BE to add airport work to project list
During their meeting last Monday night, the Blue Earth City Council voted to accept bids and move forward with several projects for this summer at the Blue Earth Municipal Airport.
The projects include runway and approach concrete repair, and a new snowblower for a new tractor at the airport.
There were three bids received for the concrete crack repair and panel replacement for the runway and the parallel connecting taxiway and approaches.
The lowest bid was from Hoffman Concrete and was $161,387. With other costs, including engineering fees, added in, the total came to $191,387.
Low bid for the snowblower came from RDO Equipment at $24,183. With other costs added in, the total became $34,183.

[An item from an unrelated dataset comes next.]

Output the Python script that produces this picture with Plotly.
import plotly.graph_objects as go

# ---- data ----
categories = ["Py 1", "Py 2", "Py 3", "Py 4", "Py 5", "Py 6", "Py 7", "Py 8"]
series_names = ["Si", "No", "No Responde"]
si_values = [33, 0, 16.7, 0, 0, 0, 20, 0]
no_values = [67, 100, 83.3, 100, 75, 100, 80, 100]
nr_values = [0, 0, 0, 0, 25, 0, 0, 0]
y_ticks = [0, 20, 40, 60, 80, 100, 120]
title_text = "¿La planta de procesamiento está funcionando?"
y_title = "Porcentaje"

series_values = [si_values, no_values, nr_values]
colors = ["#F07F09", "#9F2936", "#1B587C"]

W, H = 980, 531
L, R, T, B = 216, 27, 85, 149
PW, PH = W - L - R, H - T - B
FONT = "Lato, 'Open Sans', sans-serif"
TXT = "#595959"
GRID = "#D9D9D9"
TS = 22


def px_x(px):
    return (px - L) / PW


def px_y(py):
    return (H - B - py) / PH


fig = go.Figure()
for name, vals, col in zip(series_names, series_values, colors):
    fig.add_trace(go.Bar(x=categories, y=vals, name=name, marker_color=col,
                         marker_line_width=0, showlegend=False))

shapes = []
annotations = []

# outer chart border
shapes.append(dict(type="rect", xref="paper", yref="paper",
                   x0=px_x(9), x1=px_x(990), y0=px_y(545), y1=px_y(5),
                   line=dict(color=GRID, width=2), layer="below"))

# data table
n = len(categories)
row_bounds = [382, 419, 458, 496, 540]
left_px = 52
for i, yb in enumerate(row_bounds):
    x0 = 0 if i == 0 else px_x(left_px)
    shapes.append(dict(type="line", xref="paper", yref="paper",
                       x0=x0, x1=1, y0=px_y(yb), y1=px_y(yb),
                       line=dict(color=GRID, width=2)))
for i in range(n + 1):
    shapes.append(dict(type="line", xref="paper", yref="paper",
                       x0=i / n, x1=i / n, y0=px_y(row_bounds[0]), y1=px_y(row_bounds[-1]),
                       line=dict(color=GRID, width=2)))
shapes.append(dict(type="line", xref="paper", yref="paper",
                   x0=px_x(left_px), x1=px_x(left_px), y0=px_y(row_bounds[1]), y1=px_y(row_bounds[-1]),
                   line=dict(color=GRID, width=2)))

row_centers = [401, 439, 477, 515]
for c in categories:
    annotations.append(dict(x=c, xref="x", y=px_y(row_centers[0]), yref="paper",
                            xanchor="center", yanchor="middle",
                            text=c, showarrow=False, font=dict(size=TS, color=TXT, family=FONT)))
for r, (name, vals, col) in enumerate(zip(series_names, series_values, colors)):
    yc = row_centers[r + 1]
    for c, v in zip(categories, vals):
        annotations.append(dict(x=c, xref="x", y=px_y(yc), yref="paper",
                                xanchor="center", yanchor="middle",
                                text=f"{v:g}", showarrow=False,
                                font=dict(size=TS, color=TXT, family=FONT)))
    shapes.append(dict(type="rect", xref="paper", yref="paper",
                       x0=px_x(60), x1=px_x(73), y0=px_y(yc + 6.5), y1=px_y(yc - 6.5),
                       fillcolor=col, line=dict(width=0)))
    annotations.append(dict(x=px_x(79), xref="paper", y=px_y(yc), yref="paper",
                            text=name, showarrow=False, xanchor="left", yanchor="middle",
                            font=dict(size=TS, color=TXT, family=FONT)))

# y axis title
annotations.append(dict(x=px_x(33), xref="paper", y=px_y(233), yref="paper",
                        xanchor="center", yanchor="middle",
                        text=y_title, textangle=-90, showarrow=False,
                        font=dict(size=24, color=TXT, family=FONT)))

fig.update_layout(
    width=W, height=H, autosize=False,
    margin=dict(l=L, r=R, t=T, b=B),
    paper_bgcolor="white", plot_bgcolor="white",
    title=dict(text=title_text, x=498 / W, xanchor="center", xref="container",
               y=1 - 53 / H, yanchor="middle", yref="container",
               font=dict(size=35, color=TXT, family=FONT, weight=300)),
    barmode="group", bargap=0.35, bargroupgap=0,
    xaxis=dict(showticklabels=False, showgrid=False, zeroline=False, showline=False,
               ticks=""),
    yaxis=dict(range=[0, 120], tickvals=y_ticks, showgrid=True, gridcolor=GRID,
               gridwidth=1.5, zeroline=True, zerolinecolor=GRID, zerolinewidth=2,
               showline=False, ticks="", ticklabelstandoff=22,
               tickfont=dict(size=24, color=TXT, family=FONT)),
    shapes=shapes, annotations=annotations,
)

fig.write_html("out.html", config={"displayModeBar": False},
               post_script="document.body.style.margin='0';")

The grand total of the two parts of the airport project came to $225,570.
The good news, said Ron Roetzel, engineer with Bolton & Menk, the city’s engineering firm, is that there will be no cost to the city.
“Usually the FAA (Federal Aviation Authority) picks up most of the cost and the local share is between five and 10 percent,” Roetzel told the council. “But, because of the 2020 Federal Cares Act, the FAA is going to cover all the cost of this project.”
The city can use all of the federal funds they will receive this year, $150,000, and will borrow federal funds from a neighboring airport to pay the rest of the project cost.
Those borrowed funds will be paid back with next year’s FAA $150,000 for the Blue Earth Airport.
The council decided it made sense to do it this way in order to complete the work when the FAA would fund the whole project. The other option was to cut back on the scope of the project to save costs, and do the rest of the work in another year. Doing it all this year will save the city at least $6,000.
Roetzel explained the need for the work to be done at all.
“We did the concrete work for the runway back in 2010 and 2011,” Roetzel said. “After 10 years it is time to do some maintenance and repair to the runway and other areas. It could wait another year if needed, but it does need to be done soon.”
In other business at the meeting on Monday night, the council:
Decided to open up the playground equipment and picnic areas at the city parks which have been fenced off for several weeks.
There was some discussion about doing it or not, and the vote to do so was 6 to 1. Some council members thought it should be up to parents to let their kids play there or not, while one thought if it was closed before it should stay that way until the governor lifts the Stay at Home order.
The council also decided to continue with hiring summer workers at the pool and for the Public Works Department. They also instructed the Public Works Department to get the pool ready for the summer, but did not make any determination when the pool will actually open.
Voted to allow all of the city’s committees, such as the Housing Redevelopment Authority (HRA) and Economic Development Authority (EDA), and others, to begin meeting again, either in person or via virtual meetings, so long as social distancing and other safety protocols are used.
Discussed inviting a representative from Seneca to the next council meeting to discuss what precautions Seneca would be putting in place once canning production starts later this summer.
Council members said they did not want the same kind of situation as has happened at meat production facilities in southwest Minnesota.
After some discussion, voted to remove one liquor store employee title from a union contract, and just go with the title liquor store clerk, and to raise the wage for that position $13.55 per hour to $15 per hour.
They also voted to decrease the hours the store is open.
Discussed a tax increment financing (TIF) or tax abatement plan to help with the construction of new housing units in the city.
Mayor Rick Scholtes and city administrator Kim Moore attended the County Board meeting on Tuesday morning to discuss the county’s possible involvement in the tax abatement.
Learned another chick-en permit had been issued, this one to the person who first had chickens and spurred the council to create the chicken ordinance.
Also discussed a request from a resident to keep her ’emotional support’ chicken in her back yard without getting a permit. The person has a letter from her doctor concerning the chicken.
City attorney David Frundt said there was not anything in the city ordinance which covers emotional support chickens, but it could be added.
The council debated what to do about any type of emotional support animal but instructed city staff to investigate the matter further.
Granted a garbage hauling license to Hanson Sanitation of Kasota.